Re: 3 value logic. Why is SQL so special?

From: Roy Hann <specially_at_processed.almost.meat>
Date: Fri, 22 Sep 2006 15:08:11 +0100
Message-ID: <iMadnbCjtMr1c47YRVnysQ_at_pipex.net>


"JOG" <jog_at_cs.nott.ac.uk> wrote in message news:1158932058.064002.166820_at_b28g2000cwb.googlegroups.com...
> It is surely not a case of whether 3VL is tractable or not, but more a
> question of why the hell would one want to add complexity where it is
> unintuitive and unneeded?

Unintuitive indeed. I just delivered my briefing that I mentioned here a few days ago. Nullability was one of the subjects I intended to address and I did quite a long preamble to it that was good enough that my audience hardly murmured at my claim that one can eliminate the "need" to make many attributes nullable by properly discriminating fact types and using several tables instead of one.

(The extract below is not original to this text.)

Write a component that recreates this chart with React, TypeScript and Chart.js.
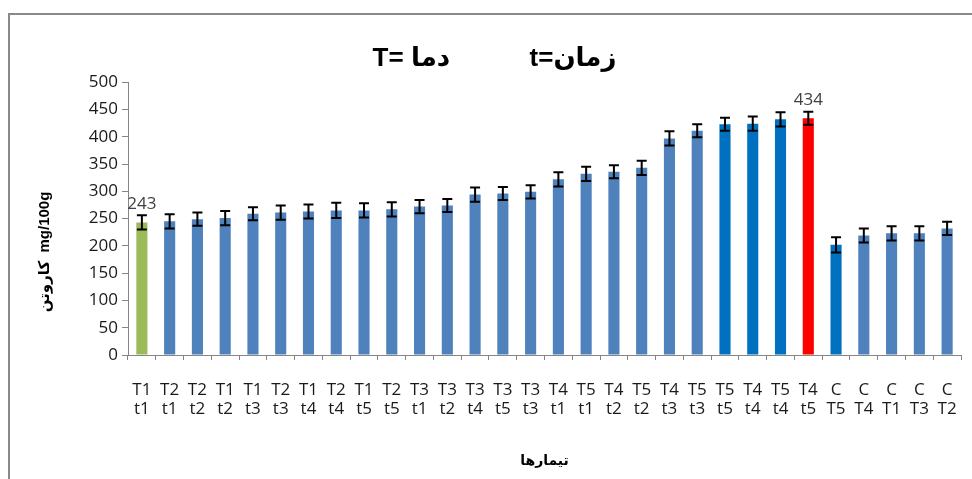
import React, { useEffect, useRef } from "react";
import { Chart, registerables } from "chart.js";

Chart.register(...registerables);

// ---- data ----
const treatments = ["T1", "T2", "T2", "T1", "T1", "T2", "T1", "T2", "T1", "T2", "T3", "T3", "T3", "T3", "T3", "T4", "T5", "T4", "T5", "T4", "T5", "T5", "T4", "T5", "T4", "C", "C", "C", "C", "C"];
const times = ["t1", "t1", "t2", "t2", "t3", "t3", "t4", "t4", "t5", "t5", "t1", "t2", "t4", "t5", "t3", "t1", "t1", "t2", "t2", "t3", "t3", "t5", "t4", "t4", "t5", "T5", "T4", "T1", "T3", "T2"];
const carotene = [243, 245, 249, 251, 259, 261, 263, 265, 265, 267, 272, 274, 294, 296, 299, 322, 332, 336, 343, 397, 411, 423, 424, 432, 434, 202, 219, 223, 223, 232];
const errorValues = [13, 13, 12, 13, 12, 13, 13, 14, 13, 13, 12, 12, 13, 12, 12, 13, 13, 12, 13, 13, 12, 12, 13, 13, 12, 14, 13, 13, 13, 12];
const yTicks = [0, 50, 100, 150, 200, 250, 300, 350, 400, 450, 500];
const labelledBars = [0, 24];
const greenBars = [0];
const darkBlueBars = [21, 22, 23, 25];
const redBars = [24];

const chartTitle = "T= دما           t=زمان";
const yTitle = "کاروتن  mg/100g" + "\u00a0".repeat(16);
const xTitle = "تیمارها";

const TEXT_FONT = "'Open Sans', 'Noto Sans', sans-serif";
const BOLD_FONT = "'Liberation Sans', Arial, 'DejaVu Sans', sans-serif";

const barColor = (i: number) => {
  if (greenBars.includes(i)) return "#9BBB59";
  if (redBars.includes(i)) return "#FF0000";
  if (darkBlueBars.includes(i)) return "#0070C0";
  return "#4F81BD";
};

const errorBarPlugin = {
  id: "errorBars",
  afterDatasetsDraw(chart: any) {
    const { ctx, scales } = chart;
    const xs = scales.x;
    const ys = scales.y;
    ctx.save();
    ctx.strokeStyle = "#000000";
    ctx.lineWidth = 2;
    carotene.forEach((v, i) => {
      const x = xs.getPixelForValue(i);
      const top = ys.getPixelForValue(v + errorValues[i]);
      const bot = ys.getPixelForValue(v - errorValues[i]);
      ctx.beginPath();
      ctx.moveTo(x, top);
      ctx.lineTo(x, bot);
      ctx.moveTo(x - 5, top);
      ctx.lineTo(x + 5, top);
      ctx.moveTo(x - 5, bot);
      ctx.lineTo(x + 5, bot);
      ctx.stroke();
    });
    ctx.fillStyle = "#404040";
    ctx.font = `17px ${TEXT_FONT}`;
    ctx.textAlign = "center";
    ctx.textBaseline = "bottom";
    labelledBars.forEach((i) => {
      const x = xs.getPixelForValue(i);
      const top = ys.getPixelForValue(carotene[i] + errorValues[i]);
      ctx.fillText(String(carotene[i]), x, top - 3);
    });
    ctx.restore();
  },
};

export default function App() {
  const canvasRef = useRef<HTMLCanvasElement | null>(null);

  useEffect(() => {
    const canvas = canvasRef.current;
    if (!canvas) return;
    const labels = treatments.map((t, i) => [t, times[i]]);
    const chart = new Chart(canvas, {
      type: "bar",
      data: {
        labels,
        datasets: [
          {
            data: carotene,
            backgroundColor: carotene.map((_, i) => barColor(i)),
            borderWidth: 0,
            barPercentage: 0.4,
            categoryPercentage: 1,
          },
        ],
      },
      plugins: [errorBarPlugin],
      options: {
        responsive: false,
        animation: false,
        devicePixelRatio: 1,
        layout: { padding: { top: 20, left: 28, right: 11, bottom: 8 } },
        plugins: {
          legend: { display: false },
          tooltip: { enabled: false },
          title: {
            display: true,
            text: chartTitle,
            color: "#000000",
            font: { family: BOLD_FONT, size: 26, weight: "bold", lineHeight: 1.2 },
            padding: { top: 23, bottom: 8 },
          },
        },
        scales: {
          x: {
            grid: {
              display: true,
              drawOnChartArea: false,
              drawTicks: true,
              tickLength: 5,
              color: "#868686",
              offset: true,
            },
            border: { display: true, color: "#868686", width: 1 },
            ticks: {
              color: "#1a1a1a",
              font: { family: TEXT_FONT, size: 17, lineHeight: 1.15 },
              padding: 20,
              maxRotation: 0,
              minRotation: 0,
              autoSkip: false,
            },
            title: {
              display: true,
              text: xTitle,
              color: "#000000",
              font: { family: BOLD_FONT, size: 14, weight: "bold", lineHeight: 1.2 },
              padding: { top: 4, bottom: 1 },
            },
            afterFit(scale: any) {
              scale.height = 116;
              scale.paddingLeft = 0;
              scale.paddingRight = 0;
            },
          },
          y: {
            min: 0,
            max: 500,
            afterBuildTicks(scale: any) {
              scale.ticks = yTicks.map((v) => ({ value: v }));
            },
            grid: {
              display: true,
              drawOnChartArea: false,
              drawTicks: true,
              tickLength: 6,
              color: "#868686",
            },
            border: { display: true, color: "#868686", width: 1 },
            ticks: {
              color: "#1a1a1a",
              font: { family: TEXT_FONT, size: 17 },
              padding: 4,
            },
            title: {
              display: true,
              text: yTitle,
              color: "#000000",
              font: { family: BOLD_FONT, size: 15, weight: "bold", lineHeight: 1.2 },
              padding: { top: 8, bottom: 4 },
            },
            afterFit(scale: any) {
              scale.width = 100;
            },
          },
        },
      },
    } as any);
    return () => chart.destroy();
  }, []);

  return (
    <div
      style={{
        position: "fixed",
        left: 0,
        top: 0,
        width: 972,
        height: 479,
        background: "#ffffff",
        overflow: "hidden",
      }}
    >
      <div
        style={{
          position: "absolute",
          left: 8,
          top: 13,
          width: 990,
          height: 490,
          borderLeft: "2px solid #898989",
          borderTop: "2px solid #898989",
          pointerEvents: "none",
        }}
      />
      <canvas
        ref={canvasRef}
        width={972}
        height={479}
        style={{ position: "absolute", left: 0, top: 0, width: 972, height: 479 }}
      />
    </div>
  );
}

But when I went on to argue that many remaining nullable attributes need not be nullable at all it set off a passionate discussion about uncertainty and how to represent tentatively proposed "facts" in the database otherwise.

It soon became clear that most of the (very intelligent) people in the room had a notion that maximum uncertaintly does not lie exactly midway between true and false, but somewhere else entirely! Which seems pretty unintuitive alright.